[Start RECORDS FOR THIS EXERCISE]
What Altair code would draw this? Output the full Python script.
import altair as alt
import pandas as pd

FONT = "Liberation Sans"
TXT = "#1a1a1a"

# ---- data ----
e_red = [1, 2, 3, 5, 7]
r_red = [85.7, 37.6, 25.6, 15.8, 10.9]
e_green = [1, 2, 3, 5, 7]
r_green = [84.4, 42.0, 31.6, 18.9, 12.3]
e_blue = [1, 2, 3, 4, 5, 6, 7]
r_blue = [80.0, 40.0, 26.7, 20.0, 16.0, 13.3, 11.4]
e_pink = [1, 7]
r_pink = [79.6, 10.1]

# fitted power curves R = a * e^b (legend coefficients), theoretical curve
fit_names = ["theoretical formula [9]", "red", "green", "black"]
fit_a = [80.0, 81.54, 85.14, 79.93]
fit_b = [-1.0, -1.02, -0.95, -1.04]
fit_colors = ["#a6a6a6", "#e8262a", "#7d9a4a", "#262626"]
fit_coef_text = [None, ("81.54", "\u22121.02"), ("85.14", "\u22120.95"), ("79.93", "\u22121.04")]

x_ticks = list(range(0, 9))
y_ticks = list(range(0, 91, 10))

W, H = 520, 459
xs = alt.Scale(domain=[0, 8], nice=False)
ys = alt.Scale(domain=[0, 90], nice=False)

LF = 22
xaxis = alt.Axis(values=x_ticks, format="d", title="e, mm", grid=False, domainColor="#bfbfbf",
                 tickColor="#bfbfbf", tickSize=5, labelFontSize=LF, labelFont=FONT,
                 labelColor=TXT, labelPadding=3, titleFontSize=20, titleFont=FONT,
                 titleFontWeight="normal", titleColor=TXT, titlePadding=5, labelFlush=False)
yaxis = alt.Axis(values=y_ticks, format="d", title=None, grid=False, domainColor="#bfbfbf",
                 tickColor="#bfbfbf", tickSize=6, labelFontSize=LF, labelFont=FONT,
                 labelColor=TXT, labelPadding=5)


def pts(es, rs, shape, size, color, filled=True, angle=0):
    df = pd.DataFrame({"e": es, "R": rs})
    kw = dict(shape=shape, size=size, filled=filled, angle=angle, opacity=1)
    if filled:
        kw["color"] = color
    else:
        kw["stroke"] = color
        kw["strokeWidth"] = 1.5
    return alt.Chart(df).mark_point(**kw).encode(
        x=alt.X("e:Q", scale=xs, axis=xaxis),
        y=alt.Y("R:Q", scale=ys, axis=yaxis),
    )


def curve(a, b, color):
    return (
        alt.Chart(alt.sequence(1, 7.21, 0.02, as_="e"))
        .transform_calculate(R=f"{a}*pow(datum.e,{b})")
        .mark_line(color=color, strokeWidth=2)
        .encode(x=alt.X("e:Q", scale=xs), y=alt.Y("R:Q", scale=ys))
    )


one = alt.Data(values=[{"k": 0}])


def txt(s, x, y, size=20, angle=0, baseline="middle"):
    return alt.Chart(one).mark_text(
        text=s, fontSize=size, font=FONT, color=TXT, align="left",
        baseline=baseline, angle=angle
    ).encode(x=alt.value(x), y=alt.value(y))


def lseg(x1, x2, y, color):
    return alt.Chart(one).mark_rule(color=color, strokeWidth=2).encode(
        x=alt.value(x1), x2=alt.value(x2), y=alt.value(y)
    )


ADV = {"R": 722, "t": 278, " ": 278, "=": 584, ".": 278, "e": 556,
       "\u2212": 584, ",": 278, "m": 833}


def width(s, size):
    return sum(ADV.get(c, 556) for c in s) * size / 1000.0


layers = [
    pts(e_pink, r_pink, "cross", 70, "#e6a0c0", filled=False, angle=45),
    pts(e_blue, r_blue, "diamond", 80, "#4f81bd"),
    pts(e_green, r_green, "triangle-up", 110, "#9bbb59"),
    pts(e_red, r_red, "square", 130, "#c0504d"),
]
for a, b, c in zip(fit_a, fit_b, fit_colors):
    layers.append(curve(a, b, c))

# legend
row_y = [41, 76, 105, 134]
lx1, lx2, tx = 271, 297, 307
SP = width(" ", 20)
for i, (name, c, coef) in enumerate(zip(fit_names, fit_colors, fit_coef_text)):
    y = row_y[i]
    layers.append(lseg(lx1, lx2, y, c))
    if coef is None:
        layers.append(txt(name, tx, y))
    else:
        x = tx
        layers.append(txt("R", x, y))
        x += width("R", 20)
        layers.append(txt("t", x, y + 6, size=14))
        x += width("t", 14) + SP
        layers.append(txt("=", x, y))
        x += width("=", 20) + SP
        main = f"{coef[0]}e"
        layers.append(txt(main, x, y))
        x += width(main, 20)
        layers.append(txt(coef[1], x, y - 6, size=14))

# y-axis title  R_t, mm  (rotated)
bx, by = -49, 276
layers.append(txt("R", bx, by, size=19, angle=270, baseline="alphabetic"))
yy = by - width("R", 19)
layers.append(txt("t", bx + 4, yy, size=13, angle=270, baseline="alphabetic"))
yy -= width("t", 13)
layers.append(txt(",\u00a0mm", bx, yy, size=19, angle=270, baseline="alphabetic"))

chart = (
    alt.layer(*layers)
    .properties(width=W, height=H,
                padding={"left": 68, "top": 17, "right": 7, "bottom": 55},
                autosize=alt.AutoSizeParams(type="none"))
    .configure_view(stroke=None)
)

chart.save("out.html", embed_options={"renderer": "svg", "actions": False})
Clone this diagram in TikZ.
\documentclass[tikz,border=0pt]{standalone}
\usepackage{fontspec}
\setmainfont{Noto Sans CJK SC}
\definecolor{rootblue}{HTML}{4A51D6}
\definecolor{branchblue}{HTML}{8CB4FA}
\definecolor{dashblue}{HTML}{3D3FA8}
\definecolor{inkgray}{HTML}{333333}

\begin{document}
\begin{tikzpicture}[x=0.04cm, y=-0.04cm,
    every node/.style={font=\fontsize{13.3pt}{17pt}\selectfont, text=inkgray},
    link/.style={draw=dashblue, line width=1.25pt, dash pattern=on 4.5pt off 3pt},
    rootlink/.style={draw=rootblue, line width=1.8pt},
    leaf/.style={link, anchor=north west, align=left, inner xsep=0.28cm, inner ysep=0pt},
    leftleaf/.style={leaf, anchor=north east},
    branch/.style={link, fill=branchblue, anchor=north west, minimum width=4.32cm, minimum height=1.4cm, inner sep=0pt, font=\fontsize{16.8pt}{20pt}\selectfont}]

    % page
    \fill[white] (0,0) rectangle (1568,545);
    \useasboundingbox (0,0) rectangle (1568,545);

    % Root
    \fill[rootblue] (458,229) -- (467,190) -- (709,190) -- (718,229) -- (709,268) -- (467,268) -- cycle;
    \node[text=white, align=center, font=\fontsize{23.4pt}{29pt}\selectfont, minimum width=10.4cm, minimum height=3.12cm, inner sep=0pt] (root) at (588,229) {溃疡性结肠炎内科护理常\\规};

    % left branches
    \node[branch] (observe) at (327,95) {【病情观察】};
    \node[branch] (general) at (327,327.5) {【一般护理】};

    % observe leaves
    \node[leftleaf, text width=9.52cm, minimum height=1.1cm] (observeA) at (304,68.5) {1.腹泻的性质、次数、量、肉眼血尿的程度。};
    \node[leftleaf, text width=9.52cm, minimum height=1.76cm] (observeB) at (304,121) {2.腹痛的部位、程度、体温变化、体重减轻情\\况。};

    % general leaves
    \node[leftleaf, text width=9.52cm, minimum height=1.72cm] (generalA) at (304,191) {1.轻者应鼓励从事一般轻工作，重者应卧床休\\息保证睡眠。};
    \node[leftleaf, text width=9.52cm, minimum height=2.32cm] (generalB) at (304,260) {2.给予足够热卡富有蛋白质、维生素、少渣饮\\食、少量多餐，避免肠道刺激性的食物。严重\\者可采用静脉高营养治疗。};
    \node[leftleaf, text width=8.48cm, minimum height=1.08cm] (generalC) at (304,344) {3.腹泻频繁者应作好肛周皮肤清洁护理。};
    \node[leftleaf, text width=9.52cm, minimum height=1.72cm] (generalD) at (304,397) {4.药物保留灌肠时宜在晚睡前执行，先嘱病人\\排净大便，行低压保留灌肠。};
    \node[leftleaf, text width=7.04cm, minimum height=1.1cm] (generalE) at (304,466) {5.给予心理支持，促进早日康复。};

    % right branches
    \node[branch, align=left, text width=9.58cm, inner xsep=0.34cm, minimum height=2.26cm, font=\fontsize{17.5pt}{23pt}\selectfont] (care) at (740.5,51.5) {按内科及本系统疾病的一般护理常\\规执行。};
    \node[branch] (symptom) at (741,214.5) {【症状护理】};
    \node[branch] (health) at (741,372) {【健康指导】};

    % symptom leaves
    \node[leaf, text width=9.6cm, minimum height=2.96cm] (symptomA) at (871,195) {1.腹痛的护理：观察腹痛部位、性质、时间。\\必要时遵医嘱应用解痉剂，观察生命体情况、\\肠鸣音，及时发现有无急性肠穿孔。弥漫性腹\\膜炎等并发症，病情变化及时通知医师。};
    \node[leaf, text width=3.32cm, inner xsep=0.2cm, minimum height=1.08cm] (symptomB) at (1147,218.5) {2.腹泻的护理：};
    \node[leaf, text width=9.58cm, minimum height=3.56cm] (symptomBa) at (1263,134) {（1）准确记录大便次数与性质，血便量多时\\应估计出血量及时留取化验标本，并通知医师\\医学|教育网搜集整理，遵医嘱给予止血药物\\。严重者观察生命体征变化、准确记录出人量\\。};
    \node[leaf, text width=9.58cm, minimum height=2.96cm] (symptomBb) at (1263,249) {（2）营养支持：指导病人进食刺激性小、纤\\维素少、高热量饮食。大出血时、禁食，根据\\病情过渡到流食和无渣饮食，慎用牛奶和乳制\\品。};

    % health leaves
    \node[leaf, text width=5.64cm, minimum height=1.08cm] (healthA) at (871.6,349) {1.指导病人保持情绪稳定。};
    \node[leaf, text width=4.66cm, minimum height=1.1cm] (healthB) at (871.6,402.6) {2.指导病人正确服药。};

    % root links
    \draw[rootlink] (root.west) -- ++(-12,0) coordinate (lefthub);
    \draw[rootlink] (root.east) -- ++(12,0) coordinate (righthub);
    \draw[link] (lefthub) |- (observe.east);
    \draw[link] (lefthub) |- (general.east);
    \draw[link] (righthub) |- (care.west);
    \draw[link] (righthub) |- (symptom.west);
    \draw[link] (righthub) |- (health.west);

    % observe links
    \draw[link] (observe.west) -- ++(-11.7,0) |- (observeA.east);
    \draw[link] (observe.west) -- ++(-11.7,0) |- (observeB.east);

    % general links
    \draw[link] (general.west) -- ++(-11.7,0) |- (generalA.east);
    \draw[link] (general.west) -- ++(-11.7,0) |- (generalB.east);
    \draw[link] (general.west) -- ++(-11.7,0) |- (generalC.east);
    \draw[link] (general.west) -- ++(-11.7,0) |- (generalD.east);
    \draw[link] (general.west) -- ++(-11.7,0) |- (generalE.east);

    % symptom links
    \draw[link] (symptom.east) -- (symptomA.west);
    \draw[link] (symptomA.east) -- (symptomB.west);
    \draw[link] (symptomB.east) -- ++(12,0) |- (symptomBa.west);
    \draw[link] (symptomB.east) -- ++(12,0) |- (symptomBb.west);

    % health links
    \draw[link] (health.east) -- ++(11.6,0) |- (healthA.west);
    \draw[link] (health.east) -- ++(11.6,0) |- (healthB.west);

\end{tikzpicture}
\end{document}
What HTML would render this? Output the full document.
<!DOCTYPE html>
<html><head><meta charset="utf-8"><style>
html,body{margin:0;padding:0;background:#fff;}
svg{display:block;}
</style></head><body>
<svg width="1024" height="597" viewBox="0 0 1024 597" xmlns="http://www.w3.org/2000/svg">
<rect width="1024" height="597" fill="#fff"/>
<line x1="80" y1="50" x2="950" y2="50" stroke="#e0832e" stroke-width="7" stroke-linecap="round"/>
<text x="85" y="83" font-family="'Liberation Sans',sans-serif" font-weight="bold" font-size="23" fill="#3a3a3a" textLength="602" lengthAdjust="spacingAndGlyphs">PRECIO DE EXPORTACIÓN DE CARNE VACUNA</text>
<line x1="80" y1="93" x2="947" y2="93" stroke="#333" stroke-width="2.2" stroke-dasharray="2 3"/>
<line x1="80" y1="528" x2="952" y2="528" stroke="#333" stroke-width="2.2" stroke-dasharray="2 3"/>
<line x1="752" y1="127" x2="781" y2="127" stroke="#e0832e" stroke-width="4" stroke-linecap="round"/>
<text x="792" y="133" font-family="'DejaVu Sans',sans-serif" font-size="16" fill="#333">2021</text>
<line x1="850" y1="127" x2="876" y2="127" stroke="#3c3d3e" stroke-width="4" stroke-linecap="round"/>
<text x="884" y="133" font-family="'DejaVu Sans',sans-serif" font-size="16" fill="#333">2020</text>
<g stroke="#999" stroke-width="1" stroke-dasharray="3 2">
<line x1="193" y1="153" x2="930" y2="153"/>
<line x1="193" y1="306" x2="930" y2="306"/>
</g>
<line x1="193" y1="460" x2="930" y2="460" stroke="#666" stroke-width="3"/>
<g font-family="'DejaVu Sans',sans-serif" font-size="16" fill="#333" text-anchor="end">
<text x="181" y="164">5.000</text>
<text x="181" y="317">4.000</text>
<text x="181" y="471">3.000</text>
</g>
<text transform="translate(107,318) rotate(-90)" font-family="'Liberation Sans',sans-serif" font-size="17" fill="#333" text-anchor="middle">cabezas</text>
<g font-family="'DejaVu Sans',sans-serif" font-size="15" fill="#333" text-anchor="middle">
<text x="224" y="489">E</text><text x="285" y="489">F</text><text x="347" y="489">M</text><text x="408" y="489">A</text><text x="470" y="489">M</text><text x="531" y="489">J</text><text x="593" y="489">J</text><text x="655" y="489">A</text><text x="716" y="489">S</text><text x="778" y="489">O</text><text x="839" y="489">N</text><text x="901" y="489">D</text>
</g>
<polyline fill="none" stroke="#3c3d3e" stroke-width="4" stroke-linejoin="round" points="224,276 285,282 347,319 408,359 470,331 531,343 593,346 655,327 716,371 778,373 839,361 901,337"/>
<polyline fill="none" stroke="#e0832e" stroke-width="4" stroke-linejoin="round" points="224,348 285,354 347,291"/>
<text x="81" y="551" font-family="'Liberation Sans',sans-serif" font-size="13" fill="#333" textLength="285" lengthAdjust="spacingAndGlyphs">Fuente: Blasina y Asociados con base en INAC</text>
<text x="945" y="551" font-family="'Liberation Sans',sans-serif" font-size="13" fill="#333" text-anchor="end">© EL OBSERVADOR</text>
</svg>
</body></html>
[End RECORDS FOR THIS EXERCISE]
- [WHAT THE TASK REQUIRES]
Exactly as they appear, please write out the lines from the opening of the listing above down to the line containing "ys = alt.Scale(domain=[0, 90], nice=False)", with both end lines included.

- [OUTPUT OF THE EXERCISE]
What Altair code would draw this? Output the full Python script.
import altair as alt
import pandas as pd

FONT = "Liberation Sans"
TXT = "#1a1a1a"

# ---- data ----
e_red = [1, 2, 3, 5, 7]
r_red = [85.7, 37.6, 25.6, 15.8, 10.9]
e_green = [1, 2, 3, 5, 7]
r_green = [84.4, 42.0, 31.6, 18.9, 12.3]
e_blue = [1, 2, 3, 4, 5, 6, 7]
r_blue = [80.0, 40.0, 26.7, 20.0, 16.0, 13.3, 11.4]
e_pink = [1, 7]
r_pink = [79.6, 10.1]

# fitted power curves R = a * e^b (legend coefficients), theoretical curve
fit_names = ["theoretical formula [9]", "red", "green", "black"]
fit_a = [80.0, 81.54, 85.14, 79.93]
fit_b = [-1.0, -1.02, -0.95, -1.04]
fit_colors = ["#a6a6a6", "#e8262a", "#7d9a4a", "#262626"]
fit_coef_text = [None, ("81.54", "\u22121.02"), ("85.14", "\u22120.95"), ("79.93", "\u22121.04")]

x_ticks = list(range(0, 9))
y_ticks = list(range(0, 91, 10))

W, H = 520, 459
xs = alt.Scale(domain=[0, 8], nice=False)
ys = alt.Scale(domain=[0, 90], nice=False)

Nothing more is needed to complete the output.